Aside: we can see where the planks have been joined to make the top surface in the first place. You might be able to find donor wood from elsewhere on the unit, that can itself be replaced with something less visible.
A slightly easier solution might be to add a square tile under each fitment, or tile the whole strip under 3 fittings. There are tiles intended to butt up against each other - you don't want that, you'd want tiles with rounded edges, and to seal them well.
The cheap solution is to put a backer on the underside, and fill the hole with builder's bog/fill to just below the surface, and then use colour-matched wood putty. And seal really well. Downside of this is that it will never look "right"

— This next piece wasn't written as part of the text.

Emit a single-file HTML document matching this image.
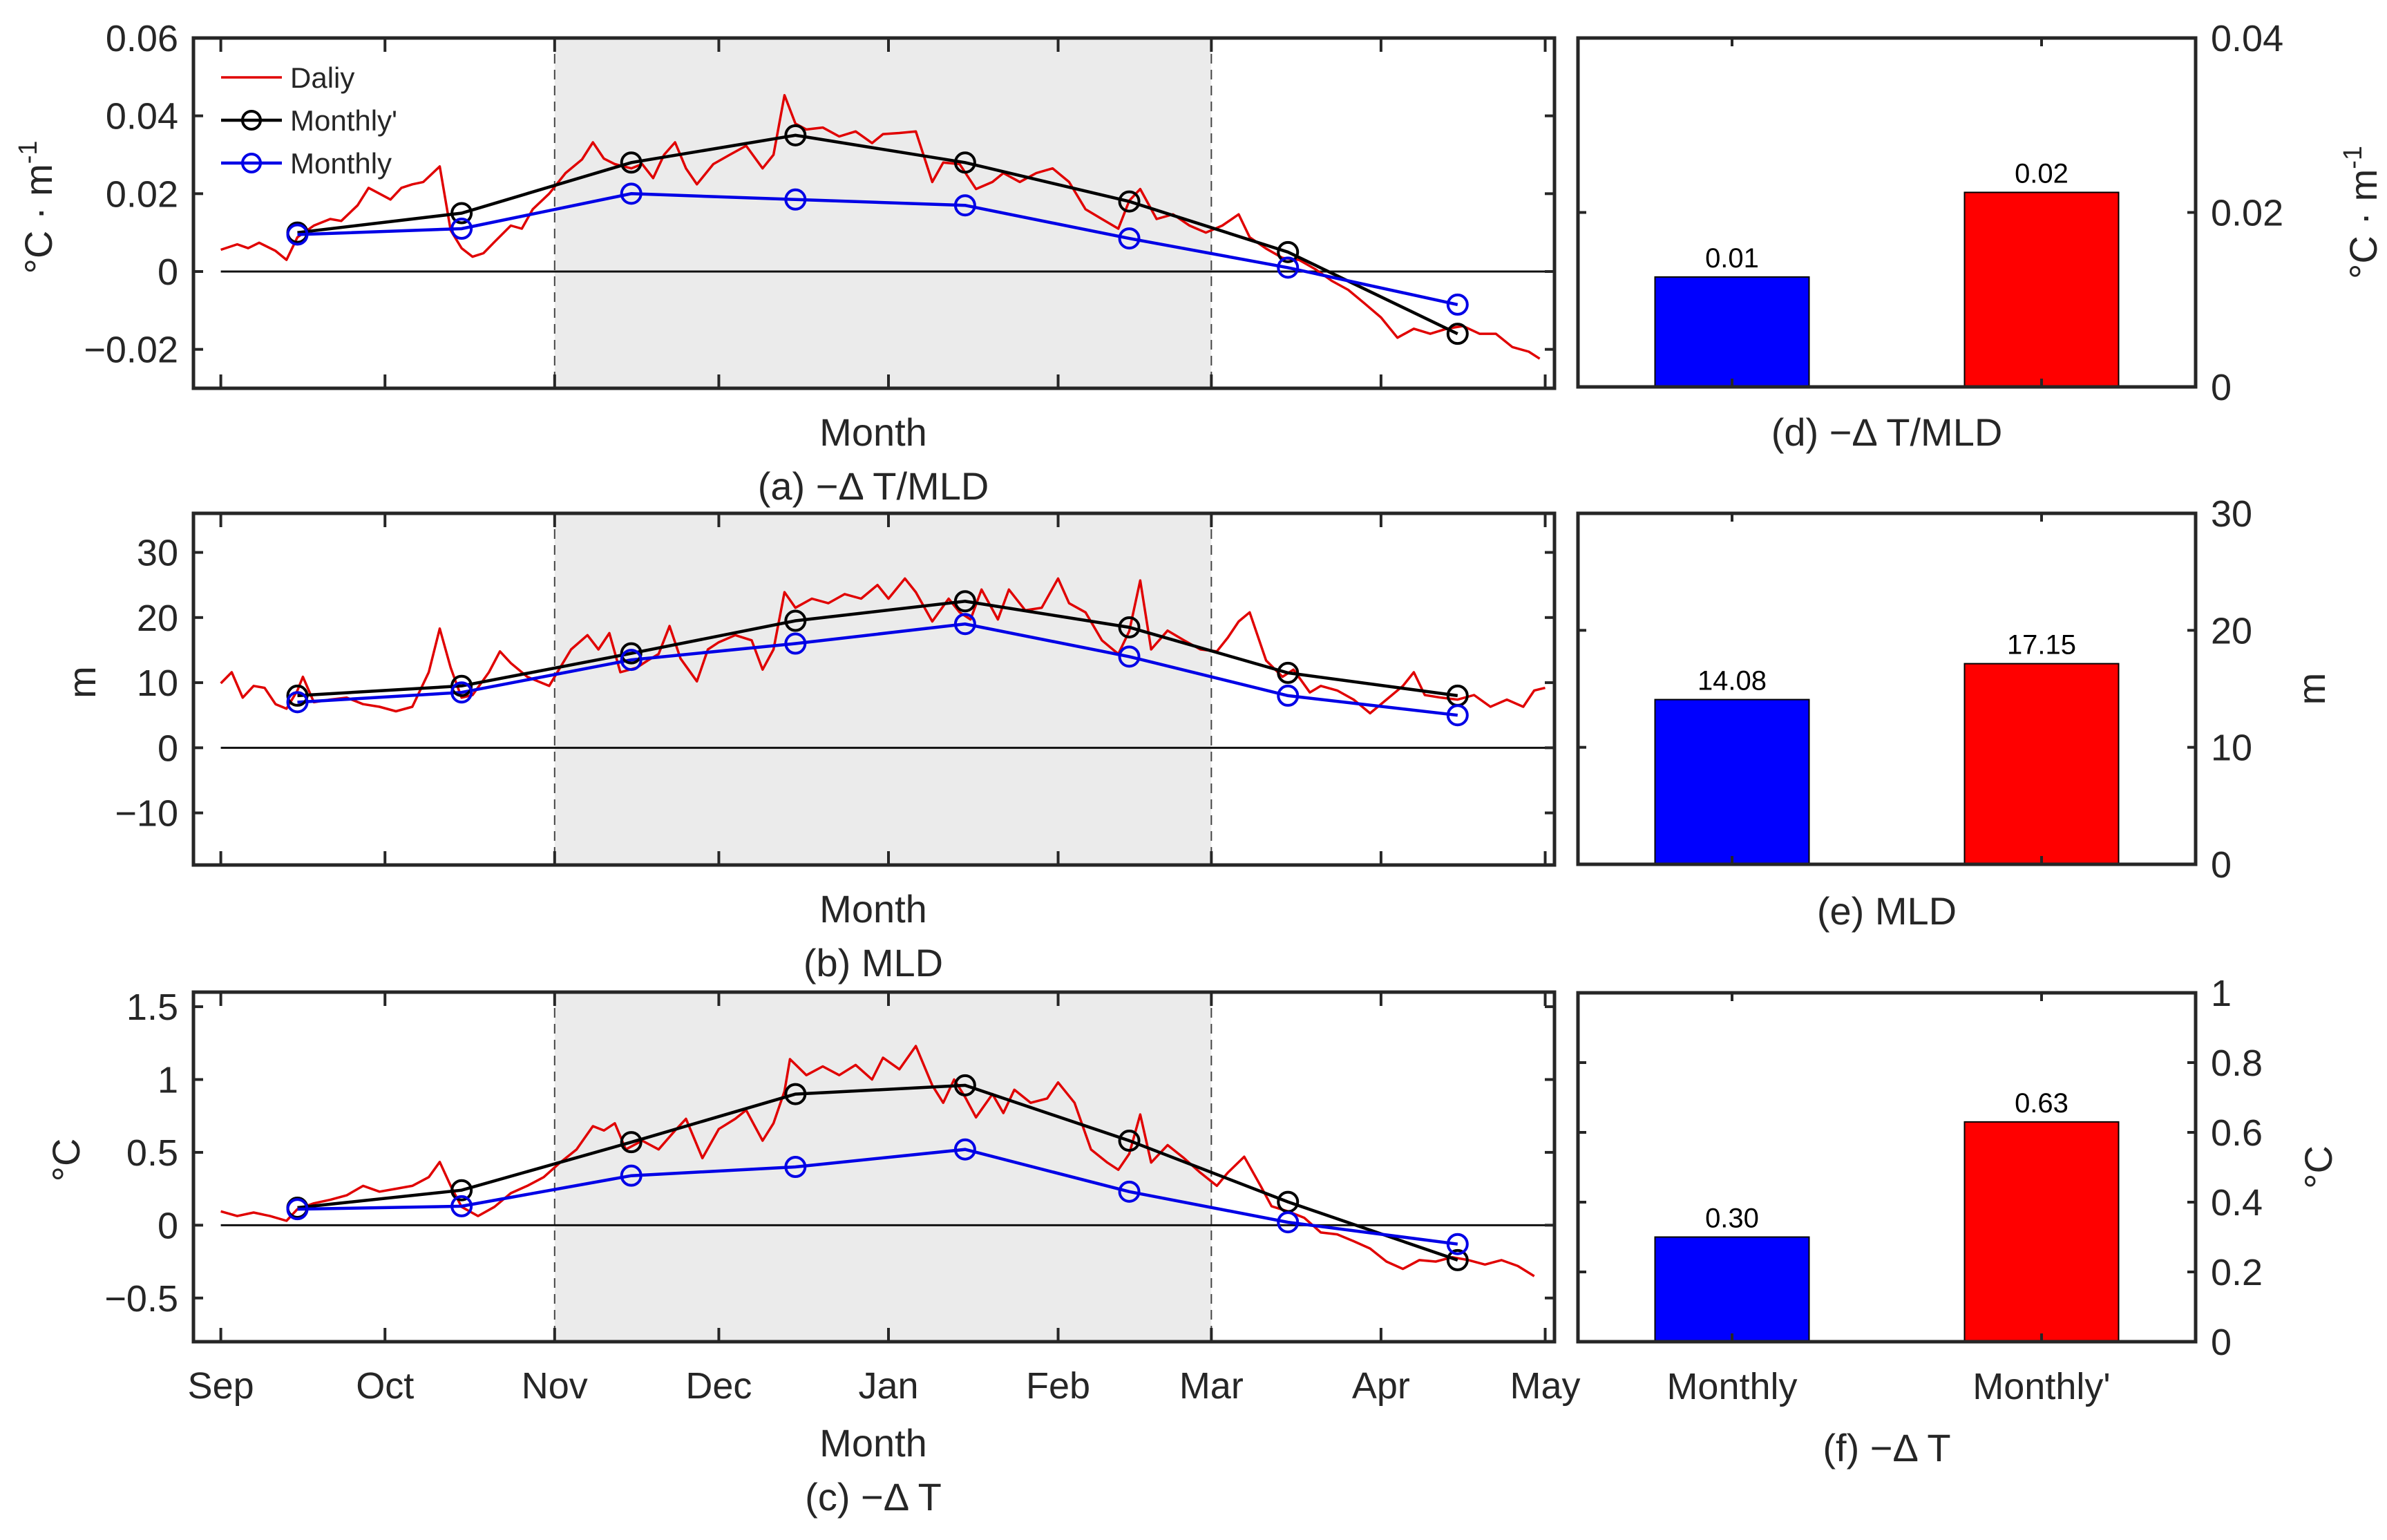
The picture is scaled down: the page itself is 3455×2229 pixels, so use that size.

...however you could be arty, and carve/route a design into the surface such that it incorporates the two holes. Fill the channel with a contrasting colour like blue or red that matches the room, and seal it well. Kind of like the furniture-equivalent of drawing over a bad tattoo. Additional decorative motifs could be added elsewhere on the top/front to draw the eye away.
Ultimately it depends on the value-to-you of this unit, and your time.
The lazy solution is a couple of well-placed cups, one for toothbrushes, and a can of shaving cream, or whatever you routinely have on your bathroom bench. Small potplants or similar perhaps.